● REQUIRED WORK
Skip the pictures. Reproduce all other material exactly.

● PROVIDED DATA

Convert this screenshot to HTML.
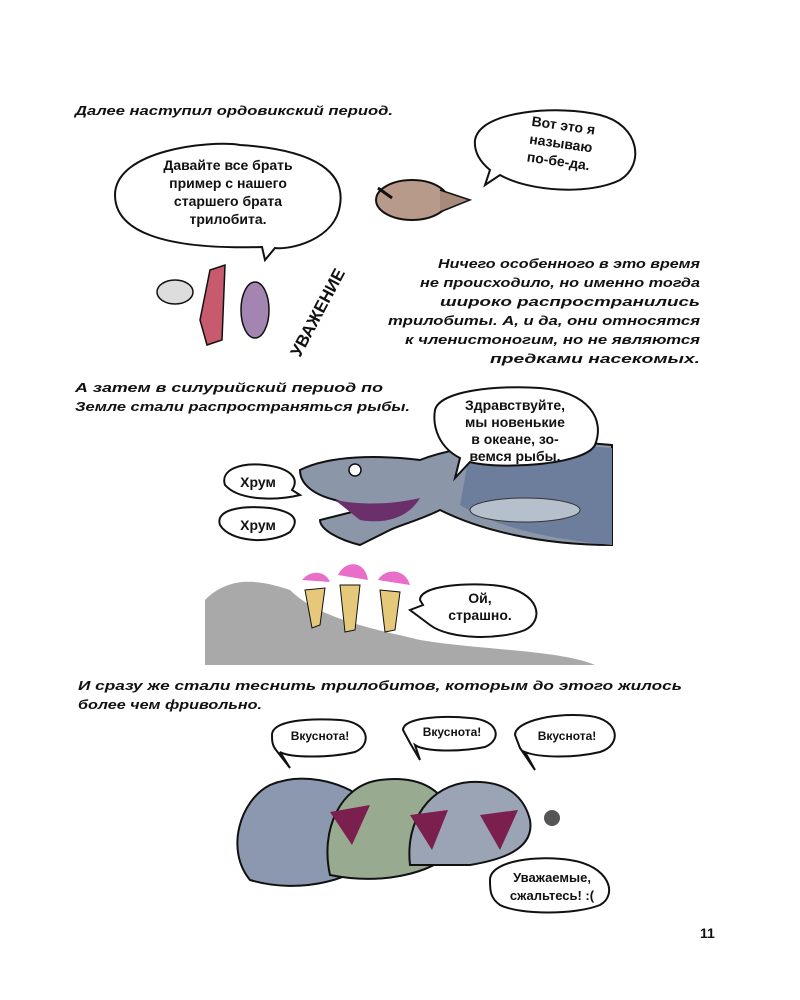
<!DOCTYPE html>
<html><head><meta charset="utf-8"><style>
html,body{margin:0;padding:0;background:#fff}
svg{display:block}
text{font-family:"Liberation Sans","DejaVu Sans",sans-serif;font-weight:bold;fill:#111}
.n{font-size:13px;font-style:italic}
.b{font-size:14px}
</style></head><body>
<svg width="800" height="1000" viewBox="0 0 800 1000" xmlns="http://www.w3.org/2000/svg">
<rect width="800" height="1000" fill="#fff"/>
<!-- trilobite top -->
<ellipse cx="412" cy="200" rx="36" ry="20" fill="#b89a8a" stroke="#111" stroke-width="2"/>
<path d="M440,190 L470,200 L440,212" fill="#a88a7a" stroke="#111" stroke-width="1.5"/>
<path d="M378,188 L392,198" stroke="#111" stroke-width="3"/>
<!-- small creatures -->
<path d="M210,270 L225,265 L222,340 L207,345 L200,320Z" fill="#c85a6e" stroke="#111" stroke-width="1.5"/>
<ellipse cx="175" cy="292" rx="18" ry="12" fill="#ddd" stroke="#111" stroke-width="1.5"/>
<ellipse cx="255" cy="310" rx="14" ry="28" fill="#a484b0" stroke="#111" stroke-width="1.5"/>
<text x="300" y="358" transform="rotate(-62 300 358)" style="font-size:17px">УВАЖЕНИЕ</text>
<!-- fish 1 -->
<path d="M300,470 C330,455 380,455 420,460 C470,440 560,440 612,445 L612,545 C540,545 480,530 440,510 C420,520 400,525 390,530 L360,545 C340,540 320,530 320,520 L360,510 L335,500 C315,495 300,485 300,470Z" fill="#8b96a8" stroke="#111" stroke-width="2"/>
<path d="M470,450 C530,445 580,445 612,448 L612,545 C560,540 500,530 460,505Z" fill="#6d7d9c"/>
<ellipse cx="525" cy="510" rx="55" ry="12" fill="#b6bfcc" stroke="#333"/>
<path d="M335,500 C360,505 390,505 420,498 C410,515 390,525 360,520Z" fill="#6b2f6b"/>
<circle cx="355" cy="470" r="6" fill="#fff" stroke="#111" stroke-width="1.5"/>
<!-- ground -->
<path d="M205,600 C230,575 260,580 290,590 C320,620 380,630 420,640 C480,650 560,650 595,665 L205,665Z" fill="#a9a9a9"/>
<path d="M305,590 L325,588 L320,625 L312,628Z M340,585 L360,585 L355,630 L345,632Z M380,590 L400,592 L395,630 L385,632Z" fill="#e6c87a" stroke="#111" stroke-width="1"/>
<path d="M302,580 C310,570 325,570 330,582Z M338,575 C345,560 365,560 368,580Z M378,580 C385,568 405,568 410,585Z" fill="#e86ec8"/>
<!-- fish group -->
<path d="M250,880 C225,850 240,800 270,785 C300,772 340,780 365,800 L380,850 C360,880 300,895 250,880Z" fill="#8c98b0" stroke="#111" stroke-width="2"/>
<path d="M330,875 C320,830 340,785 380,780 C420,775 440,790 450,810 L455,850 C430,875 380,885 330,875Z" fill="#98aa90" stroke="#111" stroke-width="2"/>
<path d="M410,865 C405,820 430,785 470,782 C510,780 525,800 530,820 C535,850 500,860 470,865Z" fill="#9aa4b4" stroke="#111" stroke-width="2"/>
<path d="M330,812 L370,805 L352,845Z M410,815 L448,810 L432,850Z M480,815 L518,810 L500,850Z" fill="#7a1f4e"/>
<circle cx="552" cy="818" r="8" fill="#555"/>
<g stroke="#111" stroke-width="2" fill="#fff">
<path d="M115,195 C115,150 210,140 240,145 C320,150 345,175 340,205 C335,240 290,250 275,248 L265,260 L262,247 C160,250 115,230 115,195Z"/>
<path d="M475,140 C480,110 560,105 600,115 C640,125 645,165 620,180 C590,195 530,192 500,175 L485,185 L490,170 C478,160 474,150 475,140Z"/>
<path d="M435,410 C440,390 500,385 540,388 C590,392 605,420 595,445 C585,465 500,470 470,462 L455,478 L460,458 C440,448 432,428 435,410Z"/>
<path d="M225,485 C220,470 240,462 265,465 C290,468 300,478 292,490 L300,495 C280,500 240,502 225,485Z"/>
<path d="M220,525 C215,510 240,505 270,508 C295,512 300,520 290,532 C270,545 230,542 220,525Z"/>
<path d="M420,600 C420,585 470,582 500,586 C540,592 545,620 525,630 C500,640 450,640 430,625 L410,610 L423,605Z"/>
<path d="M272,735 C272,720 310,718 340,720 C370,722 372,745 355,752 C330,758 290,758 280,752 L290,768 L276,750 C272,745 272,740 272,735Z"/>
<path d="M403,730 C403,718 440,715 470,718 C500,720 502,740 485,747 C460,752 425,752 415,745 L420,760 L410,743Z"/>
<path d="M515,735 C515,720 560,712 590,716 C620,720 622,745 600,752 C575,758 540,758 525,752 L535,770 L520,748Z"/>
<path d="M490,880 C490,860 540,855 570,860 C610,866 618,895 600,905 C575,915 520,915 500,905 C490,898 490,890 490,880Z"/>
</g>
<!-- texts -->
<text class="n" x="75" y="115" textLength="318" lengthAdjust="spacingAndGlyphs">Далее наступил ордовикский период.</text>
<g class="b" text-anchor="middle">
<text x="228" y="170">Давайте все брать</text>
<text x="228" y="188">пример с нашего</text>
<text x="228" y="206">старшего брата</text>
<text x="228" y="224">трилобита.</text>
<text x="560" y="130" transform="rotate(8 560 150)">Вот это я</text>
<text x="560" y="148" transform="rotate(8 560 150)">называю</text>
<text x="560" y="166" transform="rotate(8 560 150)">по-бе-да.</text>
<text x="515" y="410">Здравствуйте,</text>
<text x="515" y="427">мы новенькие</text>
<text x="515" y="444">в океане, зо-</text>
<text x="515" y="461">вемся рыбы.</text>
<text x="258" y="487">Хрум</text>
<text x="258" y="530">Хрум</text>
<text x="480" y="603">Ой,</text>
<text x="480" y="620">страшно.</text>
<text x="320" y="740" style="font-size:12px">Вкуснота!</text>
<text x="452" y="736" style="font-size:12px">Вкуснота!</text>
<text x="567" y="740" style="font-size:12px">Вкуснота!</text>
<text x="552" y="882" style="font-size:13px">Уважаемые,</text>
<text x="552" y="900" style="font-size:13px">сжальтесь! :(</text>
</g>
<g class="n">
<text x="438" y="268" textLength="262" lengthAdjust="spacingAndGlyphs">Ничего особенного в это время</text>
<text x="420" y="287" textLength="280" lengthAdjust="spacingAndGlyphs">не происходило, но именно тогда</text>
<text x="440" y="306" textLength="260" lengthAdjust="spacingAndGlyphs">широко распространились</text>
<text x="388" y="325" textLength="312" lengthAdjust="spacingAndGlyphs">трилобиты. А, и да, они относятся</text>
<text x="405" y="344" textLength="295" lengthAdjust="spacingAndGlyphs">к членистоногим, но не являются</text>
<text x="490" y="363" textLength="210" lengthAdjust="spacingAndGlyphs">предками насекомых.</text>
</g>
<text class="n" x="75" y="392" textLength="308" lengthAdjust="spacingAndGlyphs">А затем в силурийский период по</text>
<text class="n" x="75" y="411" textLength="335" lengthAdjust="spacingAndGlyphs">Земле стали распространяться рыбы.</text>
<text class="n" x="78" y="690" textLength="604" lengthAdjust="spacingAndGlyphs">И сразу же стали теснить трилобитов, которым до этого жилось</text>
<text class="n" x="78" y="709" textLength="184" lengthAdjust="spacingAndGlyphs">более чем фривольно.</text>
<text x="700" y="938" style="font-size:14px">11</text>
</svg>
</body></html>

● THE REPLY
Convert this screenshot to HTML.
<!DOCTYPE html>
<html><head><meta charset="utf-8"><style>
html,body{margin:0;padding:0;background:#fff}
svg{display:block}
text{font-family:"Liberation Sans","DejaVu Sans",sans-serif;font-weight:bold;fill:#111}
.n{font-size:13px;font-style:italic}
.b{font-size:14px}
</style></head><body>
<svg width="800" height="1000" viewBox="0 0 800 1000" xmlns="http://www.w3.org/2000/svg">
<rect width="800" height="1000" fill="#fff"/>
<!-- trilobite top -->
<ellipse cx="412" cy="200" rx="36" ry="20" fill="#b89a8a" stroke="#111" stroke-width="2"/>
<path d="M440,190 L470,200 L440,212" fill="#a88a7a" stroke="#111" stroke-width="1.5"/>
<path d="M378,188 L392,198" stroke="#111" stroke-width="3"/>
<!-- small creatures -->
<path d="M210,270 L225,265 L222,340 L207,345 L200,320Z" fill="#c85a6e" stroke="#111" stroke-width="1.5"/>
<ellipse cx="175" cy="292" rx="18" ry="12" fill="#ddd" stroke="#111" stroke-width="1.5"/>
<ellipse cx="255" cy="310" rx="14" ry="28" fill="#a484b0" stroke="#111" stroke-width="1.5"/>
<text x="300" y="358" transform="rotate(-62 300 358)" style="font-size:17px">УВАЖЕНИЕ</text>
<!-- fish 1 -->
<path d="M300,470 C330,455 380,455 420,460 C470,440 560,440 612,445 L612,545 C540,545 480,530 440,510 C420,520 400,525 390,530 L360,545 C340,540 320,530 320,520 L360,510 L335,500 C315,495 300,485 300,470Z" fill="#8b96a8" stroke="#111" stroke-width="2"/>
<path d="M470,450 C530,445 580,445 612,448 L612,545 C560,540 500,530 460,505Z" fill="#6d7d9c"/>
<ellipse cx="525" cy="510" rx="55" ry="12" fill="#b6bfcc" stroke="#333"/>
<path d="M335,500 C360,505 390,505 420,498 C410,515 390,525 360,520Z" fill="#6b2f6b"/>
<circle cx="355" cy="470" r="6" fill="#fff" stroke="#111" stroke-width="1.5"/>
<!-- ground -->
<path d="M205,600 C230,575 260,580 290,590 C320,620 380,630 420,640 C480,650 560,650 595,665 L205,665Z" fill="#a9a9a9"/>
<path d="M305,590 L325,588 L320,625 L312,628Z M340,585 L360,585 L355,630 L345,632Z M380,590 L400,592 L395,630 L385,632Z" fill="#e6c87a" stroke="#111" stroke-width="1"/>
<path d="M302,580 C310,570 325,570 330,582Z M338,575 C345,560 365,560 368,580Z M378,580 C385,568 405,568 410,585Z" fill="#e86ec8"/>
<!-- fish group -->
<path d="M250,880 C225,850 240,800 270,785 C300,772 340,780 365,800 L380,850 C360,880 300,895 250,880Z" fill="#8c98b0" stroke="#111" stroke-width="2"/>
<path d="M330,875 C320,830 340,785 380,780 C420,775 440,790 450,810 L455,850 C430,875 380,885 330,875Z" fill="#98aa90" stroke="#111" stroke-width="2"/>
<path d="M410,865 C405,820 430,785 470,782 C510,780 525,800 530,820 C535,850 500,860 470,865Z" fill="#9aa4b4" stroke="#111" stroke-width="2"/>
<path d="M330,812 L370,805 L352,845Z M410,815 L448,810 L432,850Z M480,815 L518,810 L500,850Z" fill="#7a1f4e"/>
<circle cx="552" cy="818" r="8" fill="#555"/>
<g stroke="#111" stroke-width="2" fill="#fff">
<path d="M115,195 C115,150 210,140 240,145 C320,150 345,175 340,205 C335,240 290,250 275,248 L265,260 L262,247 C160,250 115,230 115,195Z"/>
<path d="M475,140 C480,110 560,105 600,115 C640,125 645,165 620,180 C590,195 530,192 500,175 L485,185 L490,170 C478,160 474,150 475,140Z"/>
<path d="M435,410 C440,390 500,385 540,388 C590,392 605,420 595,445 C585,465 500,470 470,462 L455,478 L460,458 C440,448 432,428 435,410Z"/>
<path d="M225,485 C220,470 240,462 265,465 C290,468 300,478 292,490 L300,495 C280,500 240,502 225,485Z"/>
<path d="M220,525 C215,510 240,505 270,508 C295,512 300,520 290,532 C270,545 230,542 220,525Z"/>
<path d="M420,600 C420,585 470,582 500,586 C540,592 545,620 525,630 C500,640 450,640 430,625 L410,610 L423,605Z"/>
<path d="M272,735 C272,720 310,718 340,720 C370,722 372,745 355,752 C330,758 290,758 280,752 L290,768 L276,750 C272,745 272,740 272,735Z"/>
<path d="M403,730 C403,718 440,715 470,718 C500,720 502,740 485,747 C460,752 425,752 415,745 L420,760 L410,743Z"/>
<path d="M515,735 C515,720 560,712 590,716 C620,720 622,745 600,752 C575,758 540,758 525,752 L535,770 L520,748Z"/>
<path d="M490,880 C490,860 540,855 570,860 C610,866 618,895 600,905 C575,915 520,915 500,905 C490,898 490,890 490,880Z"/>
</g>
<!-- texts -->
<text class="n" x="75" y="115" textLength="318" lengthAdjust="spacingAndGlyphs">Далее наступил ордовикский период.</text>
<g class="b" text-anchor="middle">
<text x="228" y="170">Давайте все брать</text>
<text x="228" y="188">пример с нашего</text>
<text x="228" y="206">старшего брата</text>
<text x="228" y="224">трилобита.</text>
<text x="560" y="130" transform="rotate(8 560 150)">Вот это я</text>
<text x="560" y="148" transform="rotate(8 560 150)">называю</text>
<text x="560" y="166" transform="rotate(8 560 150)">по-бе-да.</text>
<text x="515" y="410">Здравствуйте,</text>
<text x="515" y="427">мы новенькие</text>
<text x="515" y="444">в океане, зо-</text>
<text x="515" y="461">вемся рыбы.</text>
<text x="258" y="487">Хрум</text>
<text x="258" y="530">Хрум</text>
<text x="480" y="603">Ой,</text>
<text x="480" y="620">страшно.</text>
<text x="320" y="740" style="font-size:12px">Вкуснота!</text>
<text x="452" y="736" style="font-size:12px">Вкуснота!</text>
<text x="567" y="740" style="font-size:12px">Вкуснота!</text>
<text x="552" y="882" style="font-size:13px">Уважаемые,</text>
<text x="552" y="900" style="font-size:13px">сжальтесь! :(</text>
</g>
<g class="n">
<text x="438" y="268" textLength="262" lengthAdjust="spacingAndGlyphs">Ничего особенного в это время</text>
<text x="420" y="287" textLength="280" lengthAdjust="spacingAndGlyphs">не происходило, но именно тогда</text>
<text x="440" y="306" textLength="260" lengthAdjust="spacingAndGlyphs">широко распространились</text>
<text x="388" y="325" textLength="312" lengthAdjust="spacingAndGlyphs">трилобиты. А, и да, они относятся</text>
<text x="405" y="344" textLength="295" lengthAdjust="spacingAndGlyphs">к членистоногим, но не являются</text>
<text x="490" y="363" textLength="210" lengthAdjust="spacingAndGlyphs">предками насекомых.</text>
</g>
<text class="n" x="75" y="392" textLength="308" lengthAdjust="spacingAndGlyphs">А затем в силурийский период по</text>
<text class="n" x="75" y="411" textLength="335" lengthAdjust="spacingAndGlyphs">Земле стали распространяться рыбы.</text>
<text class="n" x="78" y="690" textLength="604" lengthAdjust="spacingAndGlyphs">И сразу же стали теснить трилобитов, которым до этого жилось</text>
<text class="n" x="78" y="709" textLength="184" lengthAdjust="spacingAndGlyphs">более чем фривольно.</text>
<text x="700" y="938" style="font-size:14px">11</text>
</svg>
</body></html>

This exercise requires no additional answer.